The Illinois Clean Energy Community Foundation and the Solar Star Foundation provided Oswego High School with grants to install solar panels at the school’s greenhouse. The solar panels were $75,000, but the grants covered a large majority of the costs, so the school only had to pay a few hundred dollars. 

The idea for the installation of solar panels came from Zachary Horn. The idea behind the installations, essentially, was that the solar panels could be utilized as educational tools for the students at OHS. 

“I filled out a bunch of, basically, questions and paperwork online about how we’re going to use the solar panels, how students are going to benefit, kind of where would we put the solar panels, and basically covered over 90% of the costs,” Horn said.

Nunamaker was also involved with the approval of the solar panel grant.
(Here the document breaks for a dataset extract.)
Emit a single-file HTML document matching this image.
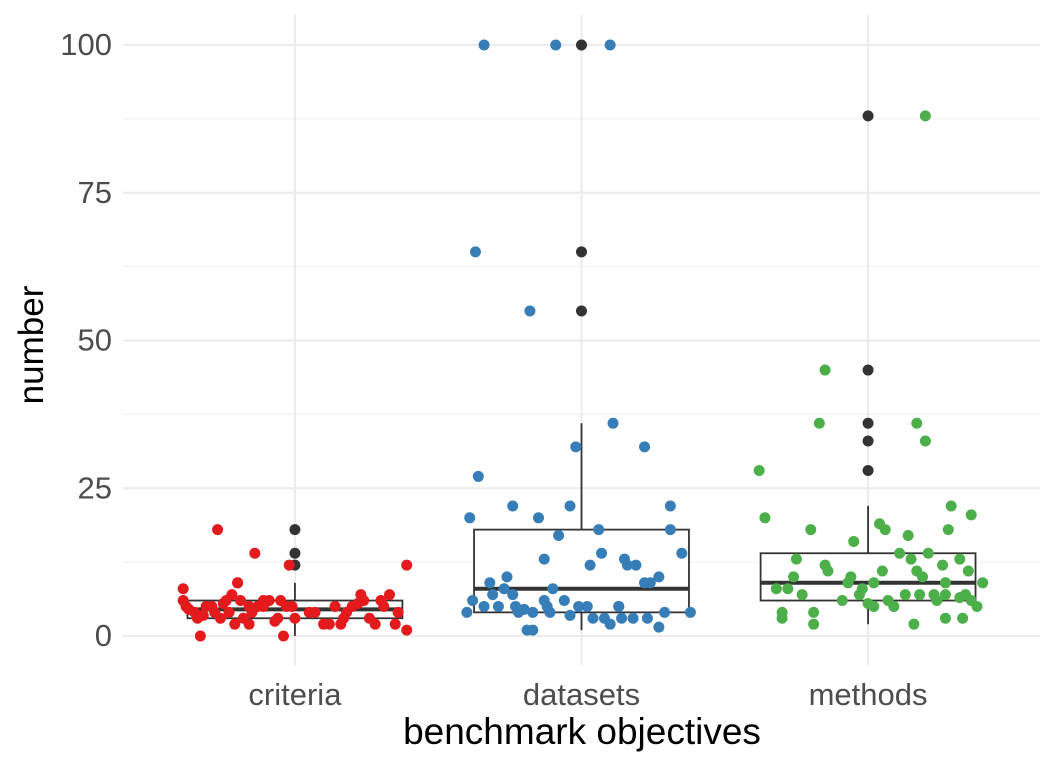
<!DOCTYPE html>
<html><head><meta charset="utf-8"><style>
html,body{margin:0;padding:0;background:#fff}
svg{display:block;font-family:"Liberation Sans",sans-serif}
</style></head><body>
<svg id="chart" width="1056" height="768"></svg>
<script>
const categories=["criteria","datasets","methods"];
const colors=["#E41A1C","#377EB8","#4DAF4A"];
const yTicks=[0,25,50,75,100];
// box stats: [lower whisker, q1, median, q3, upper whisker]
const boxStats=[[0,3,4.5,6,9],[1,4,8,18,36],[2,6,9,14,22]];
const outliers=[[12,14,18],[55,65,100],[28,33,36,45,88]];
// jittered points: x offset (category units), value
const critJit=[-0.39,-0.39,-0.38,-0.37,-0.35,-0.34,-0.33,-0.32,-0.31,-0.29,-0.28,-0.27,-0.26,-0.25,-0.24,-0.23,-0.22,-0.21,-0.2,-0.2,-0.19,-0.18,-0.16,-0.15,-0.14,-0.13,-0.11,-0.09,-0.07,-0.06,-0.05,-0.04,-0.03,-0.02,-0.01,0.00,0.05,0.07,0.10,0.14,0.16,0.17,0.18,0.2,0.23,0.24,0.26,0.28,0.3,0.31,0.33,0.35,0.36,0.39,0.39,0.22,0.12,-0.16,-0.11];
const critVal=[6,8,5,4.5,4,3,0,3.5,5,5,4,18,3,5.5,6,4,7,2,9,9,6,3,5,4,14,5,6,6,2.5,3,6,0,5,12,5,3,4,4,2,5,2,3,4,5,7,6,3,2,6,5,7,2,4,1,12,5.5,2,2,5];
const dataJit=[-0.4,-0.39,-0.38,-0.37,-0.36,-0.34,-0.34,-0.32,-0.31,-0.29,-0.27,-0.26,-0.24,-0.24,-0.23,-0.22,-0.2,-0.19,-0.18,-0.17,-0.17,-0.15,-0.13,-0.13,-0.12,-0.11,-0.1,-0.09,-0.08,-0.06,-0.04,-0.04,-0.02,-0.01,0.02,0.03,0.04,0.06,0.07,0.08,0.1,0.1,0.11,0.13,0.13,0.14,0.15,0.16,0.18,0.19,0.22,0.22,0.23,0.24,0.27,0.27,0.29,0.31,0.31,0.35,0.38];
const dataVal=[4,20,6,65,27,100,5,9,7,5,8,10,22,7,5,4,4.5,1,55,1,4,20,13,6,5,4,8,100,17,6,22,3.5,32,5,5,12,3,18,14,3,100,2,36,5,5,3,13,12,3,12,9,32,3,9,1.5,10,4,18,22,14,4];
const methJit=[-0.38,-0.36,-0.32,-0.3,-0.3,-0.28,-0.26,-0.25,-0.23,-0.2,-0.19,-0.19,-0.17,-0.15,-0.15,-0.14,-0.09,-0.07,-0.06,-0.05,-0.03,-0.02,0.00,0.02,0.02,0.04,0.05,0.06,0.07,0.09,0.11,0.13,0.14,0.15,0.16,0.17,0.17,0.18,0.19,0.2,0.2,0.21,0.23,0.24,0.26,0.27,0.27,0.28,0.29,0.32,0.32,0.33,0.34,0.35,0.36,0.36,0.38,0.4,0.27];
const methVal=[28,20,8,3,4,8,10,13,7,18,2,4,36,45,12,11,6,9,10,16,7,8,5.5,9,5,19,11,18,6,5,14,7,17,13,2,36,11,7,10,33,88,14,7,6,12,9,7,18,22,13,6.5,3,7,11,20.5,6,5,9,3];
const jitters=[critJit,dataJit,methJit];
const values=[critVal,dataVal,methVal];

const NS="http://www.w3.org/2000/svg";
const svg=document.getElementById("chart");
const L=123,R=1040,T=15,B=665;
const xScale=c=>L+(c+1-0.4)*(R-L)/3.2;
const yScale=v=>636-v*5.91;
function mk(tag,attrs,parent){const e=document.createElementNS(NS,tag);for(const k in attrs)e.setAttribute(k,attrs[k]);(parent||svg).appendChild(e);return e;}

// grid
const grid=mk("g",{});


for(let v=12.5;v<100;v+=25){mk("line",{x1:L,x2:R,y1:yScale(v),y2:yScale(v),stroke:"#f0f0f0","stroke-width":1},grid);}
yTicks.forEach(v=>{mk("line",{x1:L,x2:R,y1:yScale(v),y2:yScale(v),stroke:"#ebebeb","stroke-width":2},grid);});
categories.forEach((c,i)=>{mk("line",{x1:xScale(i),x2:xScale(i),y1:T,y2:B,stroke:"#ebebeb","stroke-width":2},grid);});

// boxplots
const hw=0.375*(R-L)/3.2;
boxStats.forEach((s,i)=>{
  const g=mk("g",{});
  
  
  const x=xScale(i);
  mk("line",{x1:x,x2:x,y1:yScale(s[0]),y2:yScale(s[1]),stroke:"#333","stroke-width":1.8},g);
  mk("line",{x1:x,x2:x,y1:yScale(s[3]),y2:yScale(s[4]),stroke:"#333","stroke-width":1.8},g);
  mk("rect",{x:x-hw,y:yScale(s[3]),width:2*hw,height:yScale(s[1])-yScale(s[3]),fill:"#fff",stroke:"#333","stroke-width":1.8},g);
  mk("line",{x1:x-hw,x2:x+hw,y1:yScale(s[2]),y2:yScale(s[2]),stroke:"#333","stroke-width":4},g);
  outliers[i].forEach(v=>{
    const o=mk("circle",{cx:x,cy:yScale(v),r:5.5,fill:"#333"},g);
    
    
  });
});

// jitter points
values.forEach((vals,i)=>{
  const g=mk("g",{});
  
  
  vals.forEach((v,j)=>{
    const p=mk("circle",{cx:xScale(i+jitters[i][j]),cy:yScale(v),r:5.5,fill:colors[i]},g);
    
    
  });
});

// axes labels
yTicks.forEach(v=>{
  const t=mk("text",{x:112,y:yScale(v)+10,"text-anchor":"end","font-size":31,fill:"#4d4d4d"});
  t.textContent=v;
  
  
});
categories.forEach((c,i)=>{
  const t=mk("text",{x:xScale(i),y:705,"text-anchor":"middle","font-size":31,fill:"#4d4d4d"});
  t.textContent=c;
  
  
});
const xt=mk("text",{x:582,y:744,"text-anchor":"middle","font-size":37,fill:"#000"});
xt.textContent="benchmark objectives";


const yt=mk("text",{x:0,y:0,"text-anchor":"middle","font-size":35,fill:"#000",transform:"translate(43,345) rotate(-90)"});
yt.textContent="number";


</script>
</body></html>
He further explained how the solar panels would benefit science students.

“Mr. Horn wanted to use them for his class,” Nunamaker said. “We believe that it would be really helpful to our curriculum and economics for students to kind of see how that energy may help to influence what we’re able to do.”

One of the main purposes for installing the solar panels is so that students can analyze them and relate it back to the content of their science courses’s content. Classes such as Honors and Regular Earth and Space, Meteorology, and AP and Regular Environmental Science are among the classes that would most utilize the panels for data and analysis in the years to come.

“We have mini solar panels in the classrooms, and so students have done some experiments with those by putting different color film on it or blocking half of one to see how much that reduces power,” Olandese said. “The idea would be that if a student conducts an experiment in a classroom on a mini solar panel, they could then try to predict what would happen on the outside real solar panels and conduct the same experiments with them.” 

Additionally, Olandese suggested that the solar panels could further be used by engineering and electricity-related courses at OHS to analyze how they work.

For students and teachers alike, climate change has been a big concern in recent years, which is also a contributing reason for the installation of the solar panels. 

“From an environmental standpoint, there are no carbon emissions , so it helps solve climate change,” Horn said. “The other benefit, economically, is once they’re installed, it’s free energy basically. The sun doesn’t charge.”

The solar panels are currently at work and can be seen right in front of the school’s greenhouse. However, there were things to consider and alter before installing the panels. 

“There were some details we had to put into place like they had to be visible so people could see them” Nunamaker said. “But for us, it worked out because we put them over by our greenhouse, so we could help use the energy for the greenhouse.”

Additionally, the fencing around the panels was financially covered by the school itself due to some concerns Nunamaker had. 

“We had initially wanted to put them on the roof of the building, but we worked with our district to get a structural analysis and they weren’t super comfortable with them being on the roof,” Nunamaker said. “So we put them right in front, and then put a fence around them.”

The solar panels are under warranty for several years and are monitored online by the company that installed them to make sure they are working at all times. The website includes details of the system, the amount of energy produced, as well as a visual graph to represent the energy. This data is useful for students to utilize and learn from in science courses at OHS.

For now, only the greenhouse area is powered by solar panels. Whether the district decides to install more solar panels in the future, Horn is not certain, but it’s definitely a possibility for the future.